Ga maar na: alles wat het heelal in gaat, moet zo licht mogelijk zijn. Verse ingrediënten blijven maar korte tijd goed en producten mogen niet kruimelen, anders blijven ze de hele reis door de cabine zweven en kunnen ze in de apparatuur terechtkomen. Koken op de reis is daarbij een onmogelijke opgave: hoe snipper je een uitje als dat niet op de snijplank blijft liggen? Hoe bak je een biefstukje dat direct de pan uit zweeft? Bovendien komen bij koken de grote vijanden van ruimtevaarders vrij: geurtjes, stoom en rook, die het perfecte, warme, vochtige klimaat creëren voor micro-organismen om zich lekker voort te planten. En even een raampje openzetten gaat moeilijk als je honderden kilometers boven de grond zit. Hoewel er inmiddels ovens in ruimteschepen zijn geïnstalleerd, worden die niet warmer dan 180°C. Genoeg om eten in op te warmen, niet om erin te bakken.
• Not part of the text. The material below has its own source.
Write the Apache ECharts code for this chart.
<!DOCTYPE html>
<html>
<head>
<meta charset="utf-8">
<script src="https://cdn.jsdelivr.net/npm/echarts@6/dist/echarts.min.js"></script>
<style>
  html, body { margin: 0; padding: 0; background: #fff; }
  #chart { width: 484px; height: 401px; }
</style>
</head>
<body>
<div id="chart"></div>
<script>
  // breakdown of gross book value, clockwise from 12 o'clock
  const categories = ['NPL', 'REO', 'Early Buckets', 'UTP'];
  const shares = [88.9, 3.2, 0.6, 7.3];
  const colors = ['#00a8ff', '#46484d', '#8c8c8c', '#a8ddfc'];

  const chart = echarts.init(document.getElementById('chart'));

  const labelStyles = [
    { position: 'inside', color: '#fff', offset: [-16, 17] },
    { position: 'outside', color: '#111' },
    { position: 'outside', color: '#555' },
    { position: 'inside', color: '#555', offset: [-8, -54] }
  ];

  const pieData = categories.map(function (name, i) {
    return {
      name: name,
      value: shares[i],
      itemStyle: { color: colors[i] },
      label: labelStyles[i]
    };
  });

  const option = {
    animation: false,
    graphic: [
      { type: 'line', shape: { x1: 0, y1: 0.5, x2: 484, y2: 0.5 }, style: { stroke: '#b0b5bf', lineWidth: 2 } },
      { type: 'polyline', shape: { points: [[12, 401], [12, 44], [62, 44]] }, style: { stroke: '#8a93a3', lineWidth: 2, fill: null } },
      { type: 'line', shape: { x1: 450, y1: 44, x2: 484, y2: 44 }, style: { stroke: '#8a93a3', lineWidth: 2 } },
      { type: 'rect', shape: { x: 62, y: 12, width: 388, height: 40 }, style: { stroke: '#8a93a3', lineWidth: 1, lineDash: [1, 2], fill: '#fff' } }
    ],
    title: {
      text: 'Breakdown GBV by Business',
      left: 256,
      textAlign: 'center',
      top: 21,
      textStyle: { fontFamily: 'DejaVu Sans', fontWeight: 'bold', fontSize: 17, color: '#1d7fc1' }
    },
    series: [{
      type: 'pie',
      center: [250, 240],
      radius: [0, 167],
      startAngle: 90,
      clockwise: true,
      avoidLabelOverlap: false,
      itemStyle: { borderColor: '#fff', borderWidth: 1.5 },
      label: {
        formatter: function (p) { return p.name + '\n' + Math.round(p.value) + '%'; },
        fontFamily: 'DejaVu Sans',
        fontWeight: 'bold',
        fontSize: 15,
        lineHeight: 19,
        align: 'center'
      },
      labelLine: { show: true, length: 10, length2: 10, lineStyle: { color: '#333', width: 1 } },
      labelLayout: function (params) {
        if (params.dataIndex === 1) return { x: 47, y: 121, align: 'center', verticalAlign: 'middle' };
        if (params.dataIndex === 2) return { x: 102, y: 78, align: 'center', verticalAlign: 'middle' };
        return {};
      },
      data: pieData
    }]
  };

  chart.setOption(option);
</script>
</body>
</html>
Astronautenmaaltijden worden dus per definitie op aarde klaargemaakt. Nu in afstemming met de astronauten zelf, decennia geleden was er weinig keuze. Tubes werden in de late jaren veertig uitgevonden voor vliegtuigpiloten die in haast iets moesten eten zonder hun helm af te doen en zowel de Sovjets als de Amerikanen gaven hun ruimtevaarders zulke tubes mee, want eten bleef er goed in, en doordat gebruikers de inhoud direct in hun mond spoten, konden er geen kruimels of druppeltjes rond gaan zweven. Bijna overbodig om te melden dat de tubes niet écht uitnodigend waren. Zowel de smaak als de handeling stond de astronauten ontzettend tegen, en het eten was altijd koud.
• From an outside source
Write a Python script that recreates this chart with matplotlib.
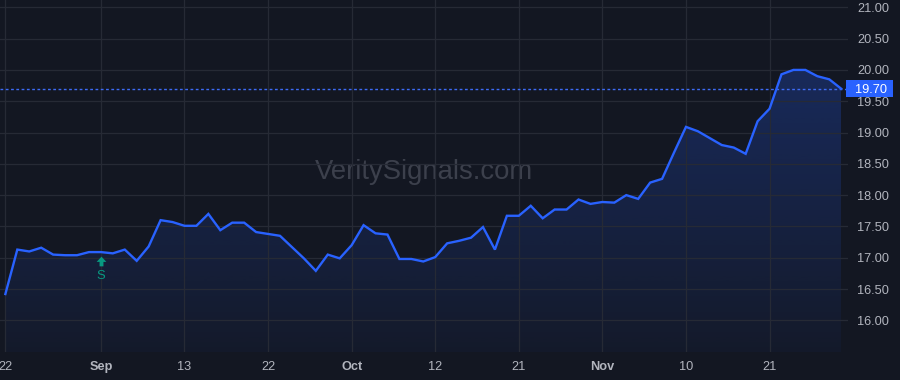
import numpy as np
import matplotlib
matplotlib.use("Agg")
import matplotlib.pyplot as plt
from matplotlib.patches import Polygon, Rectangle
from matplotlib.path import Path
from matplotlib.transforms import ScaledTranslation, blended_transform_factory

# ---------------- data ----------------
values = [16.42, 17.13, 17.10, 17.16, 17.05, 17.04, 17.04, 17.09, 17.09, 17.07,
          17.13, 16.95, 17.18, 17.60, 17.57, 17.51, 17.51, 17.70, 17.44, 17.56,
          17.56, 17.41, 17.38, 17.35, 17.17, 16.99, 16.79, 17.05, 16.99, 17.20,
          17.52, 17.39, 17.37, 16.98, 16.98, 16.94, 17.01, 17.23, 17.27, 17.32,
          17.49, 17.13, 17.67, 17.67, 17.83, 17.63, 17.77, 17.77, 17.93, 17.86,
          17.89, 17.88, 18.00, 17.94, 18.20, 18.26, 18.68, 19.09, 19.02, 18.91,
          18.80, 18.76, 18.66, 19.18, 19.38, 19.93, 20.00, 20.00, 19.90, 19.85,
          19.70]
tick_bars = [0, 8, 15, 22, 29, 36, 43, 50, 57, 64]
tick_labels = ["22", "Sep", "13", "22", "Oct", "12", "21", "Nov", "10", "21"]
month_labels = {"Sep", "Oct", "Nov"}
y_ticks = [16.0, 16.5, 17.0, 17.5, 18.0, 18.5, 19.0, 19.5, 20.0, 20.5, 21.0]
last_price = 19.70
signal_bar = 8
signal_text = "S"
watermark = "VeritySignals.com"

# ---------------- style ----------------
BG = "#131722"
GRID = "#262a35"
TXT = "#b2b5be"
BLUE = "#2962ff"
GREEN = "#089981"
FONT = "Liberation Sans"

W, H = 900, 380
fig = plt.figure(figsize=(W / 100, H / 100), dpi=100, facecolor=BG)
ax_left, ax_right, ax_bottom, ax_top = 0, 848, 28, 380
ax = fig.add_axes([ax_left / W, ax_bottom / H, (ax_right - ax_left) / W, (ax_top - ax_bottom) / H])
ax.set_facecolor(BG)

x = np.arange(len(values))
y = np.array(values)

ymin, ymax = 15.494, 21.117
ax.set_xlim(-0.45, len(values) - 1 + 0.57)
ax.set_ylim(ymin, ymax)

# gradient fill under line
grad = np.linspace(0, 1, 256).reshape(-1, 1)
rgba = np.zeros((256, 1, 4))
rgba[..., 0] = 0x29 / 255
rgba[..., 1] = 0x62 / 255
rgba[..., 2] = 0xff / 255
rgba[..., 3] = (0.04 + 0.27 * grad)[:, :]
im = ax.imshow(rgba, aspect="auto", origin="lower",
               extent=[x[0], x[-1], ymin, ymax], zorder=1, interpolation="bilinear")
verts = [(x[0], ymin)] + list(zip(x, y)) + [(x[-1], ymin)]
poly = Polygon(verts, closed=True, facecolor="none", edgecolor="none")
ax.add_patch(poly)
im.set_clip_path(poly)

ax.plot(x, y, color=BLUE, lw=1.7, zorder=3, solid_joinstyle="miter")

# last price dotted line
ax.axhline(last_price, color="#3d6bf5", lw=1.0, ls=(0, (2.0, 1.8)), zorder=2)

# grid
ax.set_xticks(tick_bars)
ax.set_yticks(y_ticks)
ax.grid(True, color=GRID, lw=0.9, zorder=0)
for s in ax.spines.values():
    s.set_visible(False)

ax.yaxis.tick_right()
ax.tick_params(axis="y", length=0, pad=6.5, labelsize=9.2, labelcolor=TXT)
ax.tick_params(axis="x", length=0, pad=6.5, labelsize=9.2, labelcolor=TXT)
ax.set_yticklabels([f"{v:.2f}" for v in y_ticks], fontfamily=FONT)
ax.set_xticklabels(tick_labels, fontfamily=FONT)
for lbl in ax.get_xticklabels():
    if lbl.get_text() in month_labels:
        lbl.set_fontweight("bold")

# watermark
ax.text(0.5, 0.512, watermark, transform=ax.transAxes, ha="center", va="center",
        fontsize=19.8, color="#3c404c", fontfamily=FONT, zorder=0.5)

# signal arrow + label
arrow_path = Path([(0, 0.5), (0.5, -0.04), (0.2, -0.04), (0.2, -0.5),
                   (-0.2, -0.5), (-0.2, -0.04), (-0.5, -0.04), (0, 0.5)], closed=True)
arrow_tr = ax.transData + ScaledTranslation(0, -6.6 / 72, fig.dpi_scale_trans)
ax.plot([signal_bar], [values[signal_bar]], marker=arrow_path, markersize=7.0,
        color=GREEN, markeredgewidth=0, transform=arrow_tr, zorder=4, clip_on=False)
ax.annotate(signal_text, (signal_bar, values[signal_bar]), xytext=(0, -17.2),
            textcoords="offset points", ha="center", va="center", color=GREEN,
            fontsize=9.4, fontfamily=FONT, zorder=4)

# price label box on the right axis
px_per_unit = (ax_top - ax_bottom) / (ymax - ymin)
box_h = 17 / px_per_unit
bt = blended_transform_factory(fig.transFigure, ax.transData)
rect = Rectangle((846 / W, last_price - box_h / 2), 47 / W, box_h, transform=bt,
                 facecolor=BLUE, edgecolor="none", clip_on=False, zorder=5)
fig.add_artist(rect)
t = fig.text(855 / W, 0, f"{last_price:.2f}", color="white", fontsize=9.2,
             fontfamily=FONT, ha="left", va="center_baseline", zorder=6)
t.set_transform(bt)
t.set_y(last_price)

fig.savefig("out.png", dpi=100, facecolor=BG)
Ook het eten dat ruimtereizigers in latere jaren meekregen, zoals gevriesdroogde poeders van vlees en groenten die ze met koud water tot een papje maakten, werd door iedereen onappetijtelijk gevonden. Astronauten arriveerden dunner en slapper terug op aarde omdat ze te weinig aten, en dat was slecht nieuws. Reizen in de ruimte ís al aardig ongezond – botten en spieren verzwakken bijvoorbeeld door het gebrek aan zwaartekracht – dus te weinig voedingsstoffen binnenkrijgen moet koste wat kost voorkomen worden. De Sovjets zorgden culinair gezien beter voor hun kosmonauten dan hun Noord-Amerikaanse concurrenten. Ze gaven hun ruimtehelden herkenbare en sterksmakende bessensap, bietensoep en ingemaakte haring mee en zorgden voor tafels waar de kosmonauten gezamenlijk aan konden eten, hun voeten op de grond in beugels vastgezet. Vanuit de VS werd meer ingezet op de nieuwste technische snufjes, lekker of niet.
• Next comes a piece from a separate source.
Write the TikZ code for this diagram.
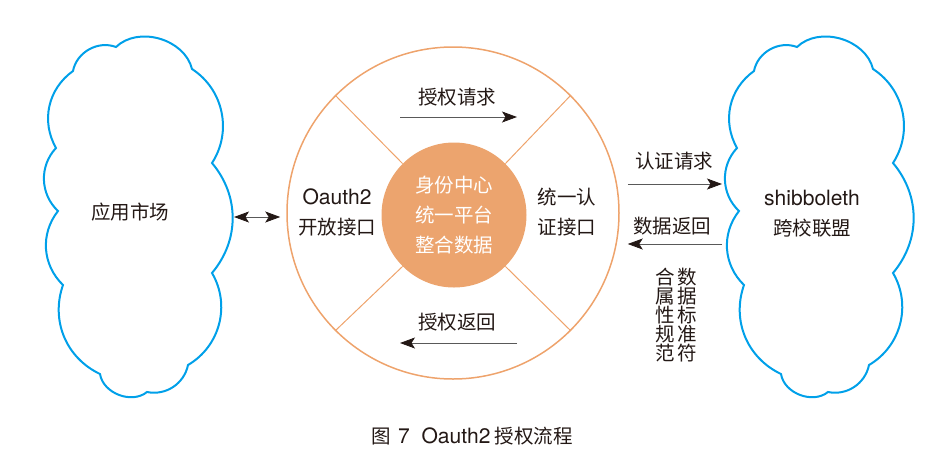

In latere decennia werd de kwaliteit van het eten voor alle ruimtereizigers stukken beter. Er kwam warm water aan boord en daarmee warme maaltijden. Lang houdbare en kruimelvrije broden en tortilla’s werden standaard en menu’s werden steeds uitgebreider. Smaken van thuis bleken het populairst; zo krijgen Chinese ruimtevaarders rijst en sauzen met knoflook, sojasaus en szechuanpeper mee omhoog en kunnen Amerikanen met uitzicht op de aarde aan de hamburgers, hotdogs en speciale Thanksgivingdiners. De smaken van ruimte-eten zijn sterk, want zo ver van de grond proef je minder: het smaakverlies is er nog sterker dan in vliegtuigen. Extra smaakmakers als knoflookpasta, chilisaus en zwarte peper zijn dan ook onmisbaar.
Inmiddels wordt er flink geëxperimenteerd met het verbouwen van verse groenten aan boord van ruimteschepen. Veel verse kruiden en radijsjes die bedoeld waren voor onderzoek verdwenen eerder dan de bedoeling in de monden van astronauten die snakten naar iets vers. Als er ooit een reis naar Mars komt, met een reisduur van twee jaar, wordt groenten kweken in het ruimteschip zelfs essentieel. De European Space Agency verwacht dat veertig procent van het dieet van toekomstige Marsgangers zal bestaan uit kweek van eigen schip, waaronder rijst, uien, tomaten, soja, aardappels, sla en spinazie. Dan zijn we toch heel wat verder dan die tube met vloeibare lever.